Dr. Wendy WelchDr. Wendy Welch

DATE CHANGED DUE TO WEATHER --- This event has been rescheduled for Monday, March 26 from Wednesday, March 21.

On Monday, March 26, the WVU Tech Department of History, English, and Creative Arts will welcome notable writer Dr. Wendy Welch as she delivers the first Appalachian Writers’ Lecture. The event begins at 6:30 p.m. in Carter Hall.

Welch will cover her recent book “Fall or Fly: The Strangely Hopeful Story of Foster Care and Adoption in Appalachia.” The nonfiction work discusses foster care and adoption against the backdrop of the opioid epidemic in Appalachia. The book uses what Welch refers to as “storytelling journalism,” relying on interviews the author conducted with more than 60 social workers, parents and children from the region who have been impacted by the system.

WVU Tech English professor Dr. Douglas Terry organized the event as a way to connect students and the community with active writers and thinkers in Appalachia.

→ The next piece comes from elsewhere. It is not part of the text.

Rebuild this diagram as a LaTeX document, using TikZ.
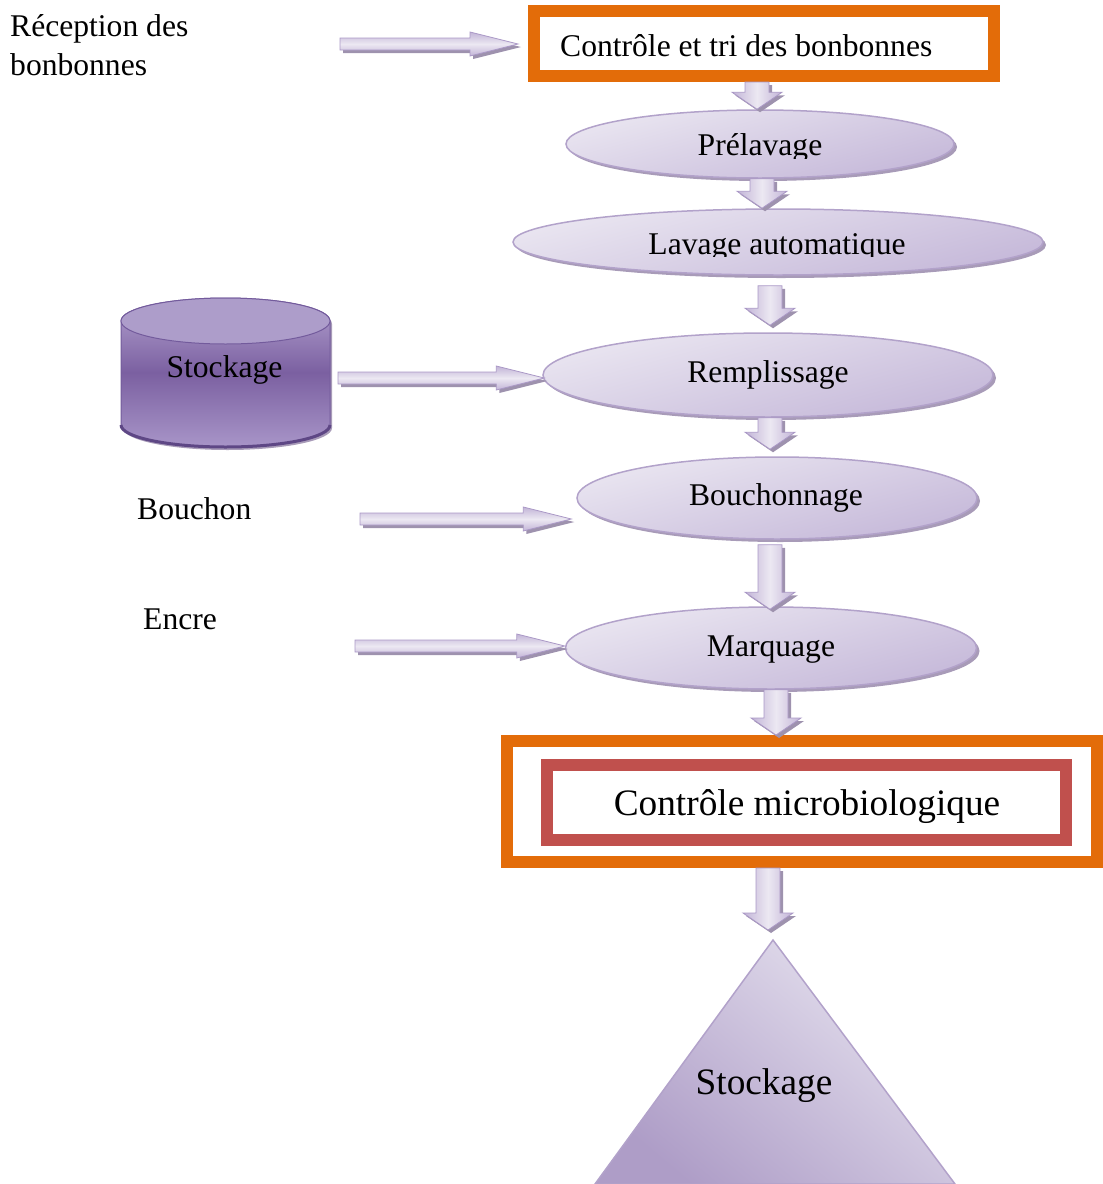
\documentclass[tikz,border=0pt]{standalone}
\usepackage{fontspec}
\setmainfont{Liberation Serif}
\usetikzlibrary{shapes.geometric,shadows,calc}

\definecolor{orangeframe}{HTML}{E36C09}
\definecolor{redframe}{HTML}{C0504D}
\definecolor{lilaclight}{HTML}{EAE6F1}
\definecolor{lilacdark}{HTML}{C5B8D9}
\definecolor{lilacline}{HTML}{B2A2CA}
\definecolor{lilacshadow}{HTML}{A89BB8}
\definecolor{arrowlight}{HTML}{ECE8F2}
\definecolor{arrowdark}{HTML}{C2B4D7}
\definecolor{arrowline}{HTML}{AA98C6}
\definecolor{arrowshadow}{HTML}{9E92AE}
\definecolor{cyltop}{HTML}{B4A3D0}
\definecolor{cylmid}{HTML}{7B60A1}
\definecolor{cylbottom}{HTML}{A895C8}
\definecolor{cyllid}{HTML}{AD9DCA}
\definecolor{cylline}{HTML}{735B9C}
\definecolor{cylrim}{HTML}{5E4785}
\definecolor{trilight}{HTML}{E6E2EF}
\definecolor{tridark}{HTML}{AE9DC7}

\newcommand\fsmain{\fontsize{31.6}{39}\selectfont}
\newcommand\fsbig{\fontsize{37.3}{44}\selectfont}

% vertical block arrow: #1 x of the axis, #2 upper end, #3 tip
\newcommand\vflow[3]{%
  \path[vflowstyle] let \p1=(#2), \p2=(#3) in
    (#1pt-12pt,\y1) -- (#1pt+12pt,\y1) -- (#1pt+12pt,\y2+17pt) -- (#1pt+25pt,\y2+17pt)
    -- (#1pt,\y2) -- (#1pt-25pt,\y2+17pt) -- (#1pt-12pt,\y2+17pt) -- cycle;}

% horizontal block arrow: #1 tail, #2 tip (its x only)
\newcommand\hflow[2]{%
  \path[hflowstyle] let \p1=(#1), \p2=(#2) in
    (\x1,\y1+6pt) -- (\x2-48pt,\y1+6pt) -- (\x2-48pt,\y1+12pt) -- (\x2,\y1)
    -- (\x2-48pt,\y1-12pt) -- (\x2-48pt,\y1-6pt) -- (\x1,\y1-6pt) -- cycle;}

\tikzset{
  txt/.style={font=\fsmain, inner sep=0pt, text=black},
  bigtxt/.style={font=\fsbig, inner sep=0pt, text=black},
  frame/.style={rectangle, draw=orangeframe, line width=12pt, fill=white, inner sep=0pt},
  inframe/.style={rectangle, draw=redframe, line width=12pt, fill=white, inner sep=0pt},
  oval/.style={ellipse, inner sep=0pt, draw=lilacline, line width=1.5pt,
    top color=lilaclight, bottom color=lilacdark, shading angle=15,
    drop shadow={shadow xshift=3pt, shadow yshift=-3pt, fill=lilacshadow, opacity=1}},
  vflowstyle/.style={draw=arrowline, line width=0.8pt,
    left color=arrowdark, right color=arrowdark, middle color=arrowlight,
    drop shadow={shadow xshift=3pt, shadow yshift=-3pt, fill=arrowshadow, opacity=1}},
  hflowstyle/.style={draw=arrowline, line width=0.8pt,
    top color=arrowdark, bottom color=arrowdark, middle color=arrowlight,
    drop shadow={shadow xshift=3pt, shadow yshift=-3pt, fill=arrowshadow, opacity=1}},
}

\begin{document}
\begin{tikzpicture}[x=1pt,y=1pt]
\useasboundingbox (0,0) rectangle (1103,-1184);

% inputs on the left
\node[txt, align=left, anchor=north west] (rec) at (10,-14) {Réception des\\bonbonnes};
\node[txt, anchor=base west] (bouchon) at (137,-519) {Bouchon};
\node[txt, anchor=base west] (encre) at (143,-629) {Encre};

% storage tank
\path[top color=cyltop, bottom color=cylbottom, middle color=cylmid, draw=cylline, line width=1pt,
      drop shadow={shadow xshift=2pt, shadow yshift=-3pt, fill=lilacshadow, opacity=1}]
  (121,-321) -- (121,-425) arc[start angle=180, end angle=360, x radius=104.5, y radius=22]
  -- (330,-321) arc[start angle=0, end angle=180, x radius=104.5, y radius=23] -- cycle;
\draw[cylrim, line width=3pt] (121,-425) arc[start angle=180, end angle=360, x radius=104.5, y radius=22];
\path[fill=cyllid, draw=cylline, line width=1pt] (225.5,-321) ellipse[x radius=104.5, y radius=23];
\node[txt, anchor=base] (stock) at (224.5,-377) {Stockage};

% process chain
\node[frame, minimum width=460pt, minimum height=65pt] (ctrl) at (764,-43.5) {};
\node[txt, anchor=base west] (ctrlT) at (560,-56) {Contrôle et tri des bonbonnes};

\node[oval, minimum width=388pt, minimum height=68pt] (pre) at (760,-144) {};
\node[oval, minimum width=530pt, minimum height=66pt] (lav) at (778,-242) {};
\node[oval, minimum width=450pt, minimum height=84pt] (rem) at (768,-375) {};
\node[oval, minimum width=400pt, minimum height=82pt] (bou) at (777,-498) {};
\node[oval, minimum width=411pt, minimum height=82pt] (mar) at (771,-648) {};

\begin{scope}
  \clip (500,-100) rectangle (1050,-158);
  \node[txt, anchor=base] (preT) at (760,-155) {Prélavage};
\end{scope}
\begin{scope}
  \clip (500,-200) rectangle (1050,-256);
  \node[txt, anchor=base] (lavT) at (777,-254) {Lavage automatique};
\end{scope}
\node[txt, anchor=base] (remT) at (768,-382) {Remplissage};
\node[txt, anchor=base] (bouT) at (776,-505) {Bouchonnage};
\node[txt, anchor=base] (marT) at (771,-656) {Marquage};

\node[frame, minimum width=590pt, minimum height=121pt] (micro) at (802,-801.5) {};
\node[inframe, minimum width=519pt, minimum height=75pt] (microin) at (806.5,-802.5) {};
\node[bigtxt, anchor=base] (microT) at (807,-815) {Contrôle microbiologique};

% final storage
\coordinate (tri) at (773,-940);
\path[draw=lilacline, line width=1.5pt, top color=trilight, bottom color=tridark, shading angle=-40]
  (tri) -- ++(182,-244) -- ++(-360,0) -- cycle;
\node[bigtxt, anchor=base] (triT) at (764,-1094) {Stockage};

% feeding arrows
\coordinate (recTail) at (340,-44);
\coordinate (stockTail) at (338,-378);
\coordinate (bouTail) at (360,-519);
\coordinate (encTail) at (355,-646);
\hflow{recTail}{[xshift=-10pt]ctrl.west}
\hflow{stockTail}{[xshift=2pt]rem.west}
\hflow{bouTail}{[xshift=-5pt]bou.west}
\hflow{encTail}{mar.west}

% flow arrows
\vflow{757}{ctrl.south}{pre.north}
\vflow{762}{pre.south}{lav.north}
\vflow{770}{[yshift=-10pt]lav.south}{[yshift=7pt]rem.north}
\vflow{770}{rem.south}{[yshift=7pt]bou.north}
\vflow{770}{[yshift=-5pt]bou.south}{[yshift=-3pt]mar.north}
\vflow{776}{mar.south}{micro.north}
\vflow{768}{micro.south}{[yshift=10pt]tri}
\end{tikzpicture}
\end{document}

“Encouraging our writers is necessary to the social health of our region. Through the work of writers like Dr. Wendy Welch, we engage in the issues that comprise 21st century life in Appalachia – its hardships, its beauty and its history,” he said. 

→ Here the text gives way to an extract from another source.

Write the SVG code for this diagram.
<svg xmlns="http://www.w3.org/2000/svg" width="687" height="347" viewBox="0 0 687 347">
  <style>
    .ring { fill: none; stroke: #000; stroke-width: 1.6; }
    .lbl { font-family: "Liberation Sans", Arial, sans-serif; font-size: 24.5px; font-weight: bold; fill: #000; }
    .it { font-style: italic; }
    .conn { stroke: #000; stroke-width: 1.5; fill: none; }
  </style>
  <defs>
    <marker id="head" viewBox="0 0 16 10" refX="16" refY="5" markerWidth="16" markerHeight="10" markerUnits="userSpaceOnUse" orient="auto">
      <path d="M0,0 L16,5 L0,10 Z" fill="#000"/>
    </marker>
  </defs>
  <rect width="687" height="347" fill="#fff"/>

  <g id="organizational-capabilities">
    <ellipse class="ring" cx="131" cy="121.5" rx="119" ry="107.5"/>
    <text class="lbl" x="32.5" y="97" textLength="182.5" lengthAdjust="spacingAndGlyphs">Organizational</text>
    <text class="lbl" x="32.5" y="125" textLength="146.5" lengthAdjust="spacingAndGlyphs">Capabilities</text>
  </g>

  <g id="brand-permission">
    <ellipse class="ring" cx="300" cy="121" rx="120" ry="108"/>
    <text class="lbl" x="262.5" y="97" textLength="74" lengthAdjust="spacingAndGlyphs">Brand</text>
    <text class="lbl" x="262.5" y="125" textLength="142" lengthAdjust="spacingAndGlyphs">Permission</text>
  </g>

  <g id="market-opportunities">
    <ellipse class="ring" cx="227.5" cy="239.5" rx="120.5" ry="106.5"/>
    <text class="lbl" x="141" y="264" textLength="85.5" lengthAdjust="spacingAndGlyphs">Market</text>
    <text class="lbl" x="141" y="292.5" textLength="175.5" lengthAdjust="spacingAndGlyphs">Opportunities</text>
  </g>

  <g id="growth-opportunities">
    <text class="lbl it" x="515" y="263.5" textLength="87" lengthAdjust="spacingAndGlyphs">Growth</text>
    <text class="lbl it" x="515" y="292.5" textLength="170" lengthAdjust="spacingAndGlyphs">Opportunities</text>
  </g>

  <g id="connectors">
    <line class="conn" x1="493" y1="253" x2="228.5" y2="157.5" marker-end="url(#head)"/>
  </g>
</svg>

For Welch, the lecture presents an opportunity for attendees to learn more about an often overlooked group of Appalachian people who are an integral part of the fabric of the region.

“There has never been a more important time for people in Southern West Virginia to understand what is happening in foster care because of the opioid crisis. While it is not all doom and gloom, there are serious implications for everyone. Foster care worker, friend, neighbor, bystander: we are all in this together,” she said.

That sense of community and social awareness creates a unique lens through which to explore the environment of addiction and child welfare in Appalachia.

“Dr. Welch’s lecture provides a forum for addressing the opioid epidemic, the impact of which touches everyone in the region,” said Dr. Terry.

“Her lecture will equip students with a better understanding of how the epidemic affects people’s lives in Appalachia. Grasping the complexity of the opioid epidemic is vital for Tech’s students, as they are Appalachia’s future. Additionally, her lecture will demonstrate the centrality of writing and research in furthering knowledge on essential social issues,” he said.

Welch, who runs a bookstore alongside her husband Jack Beck, resides in Big Stone Gap, Virginia. She has written numerous books and is the Executive Director of the Graduate Medical Education Consortium in Southwest Virginia. She holds a master’s degree in education and a Ph.D. in ethnography. As the 2018 New River Gorge Winter Writer-in-Residence, she has spent the last three months living and writing in Fayetteville, West Virginia.

The event is free and open to the public. Attendees will enjoy light refreshments and have an opportunity to meet the author. The lecture is funded by the WVU Tech Convocations Committee.